PROMPT:
Once the pictures are set aside, transcribe the remaining data exactly.

╔══

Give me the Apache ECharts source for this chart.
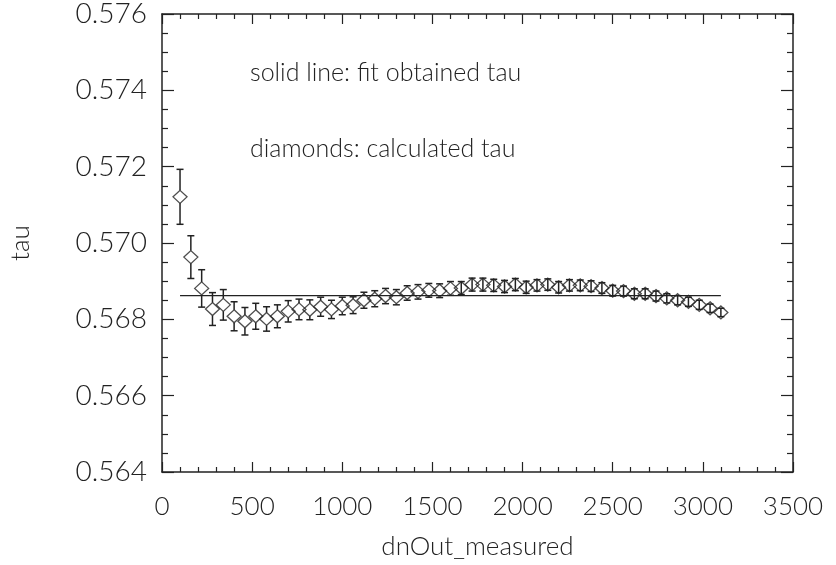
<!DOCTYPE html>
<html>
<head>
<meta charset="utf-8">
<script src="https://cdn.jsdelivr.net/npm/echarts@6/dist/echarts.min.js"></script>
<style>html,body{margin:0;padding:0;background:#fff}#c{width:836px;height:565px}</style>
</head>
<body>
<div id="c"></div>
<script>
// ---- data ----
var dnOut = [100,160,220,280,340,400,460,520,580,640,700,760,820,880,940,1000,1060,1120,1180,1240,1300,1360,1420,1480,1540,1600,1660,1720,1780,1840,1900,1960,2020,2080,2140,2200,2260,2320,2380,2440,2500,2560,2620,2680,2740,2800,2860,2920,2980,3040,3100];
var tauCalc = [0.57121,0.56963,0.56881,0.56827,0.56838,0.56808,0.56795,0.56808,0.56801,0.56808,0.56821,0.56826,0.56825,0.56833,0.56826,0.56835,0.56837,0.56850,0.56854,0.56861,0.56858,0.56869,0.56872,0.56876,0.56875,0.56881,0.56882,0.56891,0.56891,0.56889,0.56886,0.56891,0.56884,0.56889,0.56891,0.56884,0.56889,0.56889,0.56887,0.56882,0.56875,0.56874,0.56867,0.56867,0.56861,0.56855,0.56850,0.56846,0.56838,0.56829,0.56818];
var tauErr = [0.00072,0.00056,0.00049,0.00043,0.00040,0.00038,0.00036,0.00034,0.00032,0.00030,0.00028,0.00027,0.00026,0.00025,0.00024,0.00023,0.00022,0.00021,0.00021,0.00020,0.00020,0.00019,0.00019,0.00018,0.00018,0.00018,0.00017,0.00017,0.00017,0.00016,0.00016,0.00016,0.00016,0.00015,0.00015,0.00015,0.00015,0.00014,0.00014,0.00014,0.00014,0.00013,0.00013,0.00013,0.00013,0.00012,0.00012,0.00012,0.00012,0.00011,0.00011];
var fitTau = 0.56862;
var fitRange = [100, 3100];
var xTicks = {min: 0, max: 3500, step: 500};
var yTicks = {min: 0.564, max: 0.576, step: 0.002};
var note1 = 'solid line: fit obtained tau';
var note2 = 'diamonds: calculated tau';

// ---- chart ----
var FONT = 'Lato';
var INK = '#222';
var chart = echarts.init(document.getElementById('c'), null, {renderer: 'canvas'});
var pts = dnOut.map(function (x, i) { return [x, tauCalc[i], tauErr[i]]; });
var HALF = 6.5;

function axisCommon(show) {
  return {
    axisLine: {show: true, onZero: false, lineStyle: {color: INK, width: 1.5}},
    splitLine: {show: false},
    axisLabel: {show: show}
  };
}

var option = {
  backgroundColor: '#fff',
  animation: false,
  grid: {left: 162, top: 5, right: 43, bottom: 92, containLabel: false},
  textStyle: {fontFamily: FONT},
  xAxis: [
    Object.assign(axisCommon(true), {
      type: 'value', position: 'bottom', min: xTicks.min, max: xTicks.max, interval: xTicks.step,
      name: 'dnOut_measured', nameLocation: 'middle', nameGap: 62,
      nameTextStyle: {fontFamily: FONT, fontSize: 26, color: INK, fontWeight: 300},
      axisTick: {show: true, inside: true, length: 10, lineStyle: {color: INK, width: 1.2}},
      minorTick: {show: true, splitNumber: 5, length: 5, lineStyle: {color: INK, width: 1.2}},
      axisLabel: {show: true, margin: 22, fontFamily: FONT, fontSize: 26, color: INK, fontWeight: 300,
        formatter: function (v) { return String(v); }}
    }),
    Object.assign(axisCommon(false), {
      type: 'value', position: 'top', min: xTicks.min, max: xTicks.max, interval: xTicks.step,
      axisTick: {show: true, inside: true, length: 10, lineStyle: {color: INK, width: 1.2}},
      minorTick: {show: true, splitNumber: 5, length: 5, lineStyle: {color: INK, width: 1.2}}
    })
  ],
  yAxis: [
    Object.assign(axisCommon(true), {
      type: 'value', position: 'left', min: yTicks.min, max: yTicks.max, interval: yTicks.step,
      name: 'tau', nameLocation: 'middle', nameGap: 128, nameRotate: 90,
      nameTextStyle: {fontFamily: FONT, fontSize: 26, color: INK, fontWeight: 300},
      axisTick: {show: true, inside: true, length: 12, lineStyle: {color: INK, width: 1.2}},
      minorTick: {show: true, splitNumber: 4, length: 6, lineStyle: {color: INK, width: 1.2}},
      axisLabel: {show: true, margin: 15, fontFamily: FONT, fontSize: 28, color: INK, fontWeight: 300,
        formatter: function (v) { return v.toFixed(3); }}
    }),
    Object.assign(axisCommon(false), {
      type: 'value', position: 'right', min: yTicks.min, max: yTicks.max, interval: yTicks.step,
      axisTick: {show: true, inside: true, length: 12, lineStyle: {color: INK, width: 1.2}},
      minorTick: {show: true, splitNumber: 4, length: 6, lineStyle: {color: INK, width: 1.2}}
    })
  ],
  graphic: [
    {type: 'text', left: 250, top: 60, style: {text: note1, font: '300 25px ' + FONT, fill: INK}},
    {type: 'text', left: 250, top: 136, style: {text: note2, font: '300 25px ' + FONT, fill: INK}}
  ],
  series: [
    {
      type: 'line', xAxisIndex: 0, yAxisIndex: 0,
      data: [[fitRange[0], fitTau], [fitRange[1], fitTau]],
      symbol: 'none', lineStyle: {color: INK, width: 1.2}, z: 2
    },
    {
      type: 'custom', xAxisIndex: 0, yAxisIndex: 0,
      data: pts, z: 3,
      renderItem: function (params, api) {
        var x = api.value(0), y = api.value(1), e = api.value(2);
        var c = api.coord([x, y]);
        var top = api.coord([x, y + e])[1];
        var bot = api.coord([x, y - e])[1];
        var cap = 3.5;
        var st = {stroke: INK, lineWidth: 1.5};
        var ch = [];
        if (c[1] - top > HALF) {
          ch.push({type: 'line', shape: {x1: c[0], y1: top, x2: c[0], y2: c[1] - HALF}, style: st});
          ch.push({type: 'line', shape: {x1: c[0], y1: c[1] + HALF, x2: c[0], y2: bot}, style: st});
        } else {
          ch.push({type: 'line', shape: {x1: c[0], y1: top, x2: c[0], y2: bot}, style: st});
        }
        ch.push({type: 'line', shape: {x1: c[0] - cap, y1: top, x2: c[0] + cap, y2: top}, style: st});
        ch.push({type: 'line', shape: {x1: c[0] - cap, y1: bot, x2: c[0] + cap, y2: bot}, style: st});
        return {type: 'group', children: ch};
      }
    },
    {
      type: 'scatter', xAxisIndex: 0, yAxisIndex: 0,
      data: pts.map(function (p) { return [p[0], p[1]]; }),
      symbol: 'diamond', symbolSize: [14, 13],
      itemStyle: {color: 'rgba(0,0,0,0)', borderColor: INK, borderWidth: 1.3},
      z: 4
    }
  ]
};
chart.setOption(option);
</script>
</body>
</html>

╚══

RESULT OF THE EXERCISE:
Give me the Apache ECharts source for this chart.
<!DOCTYPE html>
<html>
<head>
<meta charset="utf-8">
<script src="https://cdn.jsdelivr.net/npm/echarts@6/dist/echarts.min.js"></script>
<style>html,body{margin:0;padding:0;background:#fff}#c{width:836px;height:565px}</style>
</head>
<body>
<div id="c"></div>
<script>
// ---- data ----
var dnOut = [100,160,220,280,340,400,460,520,580,640,700,760,820,880,940,1000,1060,1120,1180,1240,1300,1360,1420,1480,1540,1600,1660,1720,1780,1840,1900,1960,2020,2080,2140,2200,2260,2320,2380,2440,2500,2560,2620,2680,2740,2800,2860,2920,2980,3040,3100];
var tauCalc = [0.57121,0.56963,0.56881,0.56827,0.56838,0.56808,0.56795,0.56808,0.56801,0.56808,0.56821,0.56826,0.56825,0.56833,0.56826,0.56835,0.56837,0.56850,0.56854,0.56861,0.56858,0.56869,0.56872,0.56876,0.56875,0.56881,0.56882,0.56891,0.56891,0.56889,0.56886,0.56891,0.56884,0.56889,0.56891,0.56884,0.56889,0.56889,0.56887,0.56882,0.56875,0.56874,0.56867,0.56867,0.56861,0.56855,0.56850,0.56846,0.56838,0.56829,0.56818];
var tauErr = [0.00072,0.00056,0.00049,0.00043,0.00040,0.00038,0.00036,0.00034,0.00032,0.00030,0.00028,0.00027,0.00026,0.00025,0.00024,0.00023,0.00022,0.00021,0.00021,0.00020,0.00020,0.00019,0.00019,0.00018,0.00018,0.00018,0.00017,0.00017,0.00017,0.00016,0.00016,0.00016,0.00016,0.00015,0.00015,0.00015,0.00015,0.00014,0.00014,0.00014,0.00014,0.00013,0.00013,0.00013,0.00013,0.00012,0.00012,0.00012,0.00012,0.00011,0.00011];
var fitTau = 0.56862;
var fitRange = [100, 3100];
var xTicks = {min: 0, max: 3500, step: 500};
var yTicks = {min: 0.564, max: 0.576, step: 0.002};
var note1 = 'solid line: fit obtained tau';
var note2 = 'diamonds: calculated tau';

// ---- chart ----
var FONT = 'Lato';
var INK = '#222';
var chart = echarts.init(document.getElementById('c'), null, {renderer: 'canvas'});
var pts = dnOut.map(function (x, i) { return [x, tauCalc[i], tauErr[i]]; });
var HALF = 6.5;

function axisCommon(show) {
  return {
    axisLine: {show: true, onZero: false, lineStyle: {color: INK, width: 1.5}},
    splitLine: {show: false},
    axisLabel: {show: show}
  };
}

var option = {
  backgroundColor: '#fff',
  animation: false,
  grid: {left: 162, top: 5, right: 43, bottom: 92, containLabel: false},
  textStyle: {fontFamily: FONT},
  xAxis: [
    Object.assign(axisCommon(true), {
      type: 'value', position: 'bottom', min: xTicks.min, max: xTicks.max, interval: xTicks.step,
      name: 'dnOut_measured', nameLocation: 'middle', nameGap: 62,
      nameTextStyle: {fontFamily: FONT, fontSize: 26, color: INK, fontWeight: 300},
      axisTick: {show: true, inside: true, length: 10, lineStyle: {color: INK, width: 1.2}},
      minorTick: {show: true, splitNumber: 5, length: 5, lineStyle: {color: INK, width: 1.2}},
      axisLabel: {show: true, margin: 22, fontFamily: FONT, fontSize: 26, color: INK, fontWeight: 300,
        formatter: function (v) { return String(v); }}
    }),
    Object.assign(axisCommon(false), {
      type: 'value', position: 'top', min: xTicks.min, max: xTicks.max, interval: xTicks.step,
      axisTick: {show: true, inside: true, length: 10, lineStyle: {color: INK, width: 1.2}},
      minorTick: {show: true, splitNumber: 5, length: 5, lineStyle: {color: INK, width: 1.2}}
    })
  ],
  yAxis: [
    Object.assign(axisCommon(true), {
      type: 'value', position: 'left', min: yTicks.min, max: yTicks.max, interval: yTicks.step,
      name: 'tau', nameLocation: 'middle', nameGap: 128, nameRotate: 90,
      nameTextStyle: {fontFamily: FONT, fontSize: 26, color: INK, fontWeight: 300},
      axisTick: {show: true, inside: true, length: 12, lineStyle: {color: INK, width: 1.2}},
      minorTick: {show: true, splitNumber: 4, length: 6, lineStyle: {color: INK, width: 1.2}},
      axisLabel: {show: true, margin: 15, fontFamily: FONT, fontSize: 28, color: INK, fontWeight: 300,
        formatter: function (v) { return v.toFixed(3); }}
    }),
    Object.assign(axisCommon(false), {
      type: 'value', position: 'right', min: yTicks.min, max: yTicks.max, interval: yTicks.step,
      axisTick: {show: true, inside: true, length: 12, lineStyle: {color: INK, width: 1.2}},
      minorTick: {show: true, splitNumber: 4, length: 6, lineStyle: {color: INK, width: 1.2}}
    })
  ],
  graphic: [
    {type: 'text', left: 250, top: 60, style: {text: note1, font: '300 25px ' + FONT, fill: INK}},
    {type: 'text', left: 250, top: 136, style: {text: note2, font: '300 25px ' + FONT, fill: INK}}
  ],
  series: [
    {
      type: 'line', xAxisIndex: 0, yAxisIndex: 0,
      data: [[fitRange[0], fitTau], [fitRange[1], fitTau]],
      symbol: 'none', lineStyle: {color: INK, width: 1.2}, z: 2
    },
    {
      type: 'custom', xAxisIndex: 0, yAxisIndex: 0,
      data: pts, z: 3,
      renderItem: function (params, api) {
        var x = api.value(0), y = api.value(1), e = api.value(2);
        var c = api.coord([x, y]);
        var top = api.coord([x, y + e])[1];
        var bot = api.coord([x, y - e])[1];
        var cap = 3.5;
        var st = {stroke: INK, lineWidth: 1.5};
        var ch = [];
        if (c[1] - top > HALF) {
          ch.push({type: 'line', shape: {x1: c[0], y1: top, x2: c[0], y2: c[1] - HALF}, style: st});
          ch.push({type: 'line', shape: {x1: c[0], y1: c[1] + HALF, x2: c[0], y2: bot}, style: st});
        } else {
          ch.push({type: 'line', shape: {x1: c[0], y1: top, x2: c[0], y2: bot}, style: st});
        }
        ch.push({type: 'line', shape: {x1: c[0] - cap, y1: top, x2: c[0] + cap, y2: top}, style: st});
        ch.push({type: 'line', shape: {x1: c[0] - cap, y1: bot, x2: c[0] + cap, y2: bot}, style: st});
        return {type: 'group', children: ch};
      }
    },
    {
      type: 'scatter', xAxisIndex: 0, yAxisIndex: 0,
      data: pts.map(function (p) { return [p[0], p[1]]; }),
      symbol: 'diamond', symbolSize: [14, 13],
      itemStyle: {color: 'rgba(0,0,0,0)', borderColor: INK, borderWidth: 1.3},
      z: 4
    }
  ]
};
chart.setOption(option);
</script>
</body>
</html>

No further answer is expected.